Mathematical optimization is now widely regarded as an indispensable modeling and solution tool for the design of wireless communications systems. While optimization has played a significant role in the revolutionary progress in wireless communication and networking technologies from 1G to 5G and onto the future 6G, the innovations in wireless technologies have also substantially transformed the nature of the underlying mathematical optimization problems upon which the system designs are based and have sparked significant innovations in the development of methodologies to understand, to analyze, and to solve those problems. In this paper, we provide a comprehensive survey of recent advances in mathematical optimization theory and algorithms for wireless communication system design. We begin by illustrating common features of mathematical optimization problems arising in wireless communication system design. We discuss various scenarios and use cases and their associated mathematical structures from an optimization perspective. We then provide an overview of recently developed optimization techniques in areas ranging from nonconvex optimization, global optimization, and integer programming, to distributed optimization and learning-based optimization. The key to successful solution of mathematical optimization problems is in carefully choosing or developing suitable algorithms (or neural network architectures) that can exploit the underlying problem structure. We conclude the paper by identifying several open research challenges and outlining future research directions.

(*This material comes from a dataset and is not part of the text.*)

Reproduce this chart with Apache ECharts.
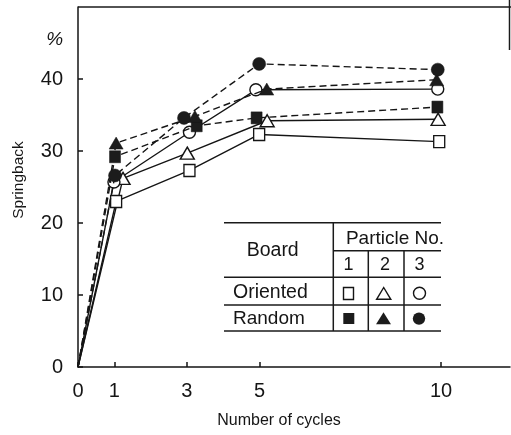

翻译：数学优化现被广泛认为是无线通信系统设计中不可或缺的建模与求解工具。尽管从1G到5G乃至未来6G的无线通信与网络技术革命性进步中，优化技术始终扮演着关键角色，但无线技术的创新也深刻改变了系统设计所依赖的基础数学优化问题的本质特征，并推动了理解、分析和求解这些问题的研究方法论的重大创新。本文对面向无线通信系统设计的数学优化理论与算法最新进展进行了全面综述。我们首先阐述了无线通信系统设计中数学优化问题的共性特征，从优化视角讨论了各类场景、用例及其关联的数学结构。继而系统介绍了近年来发展的优化技术，涵盖非凸优化、全局优化、整数规划、分布式优化及基于学习的优化等领域。成功求解数学优化问题的关键在于谨慎选择或开发能够利用问题内在结构的合适算法（或神经网络架构）。最后，本文指出了若干开放研究挑战并展望了未来研究方向。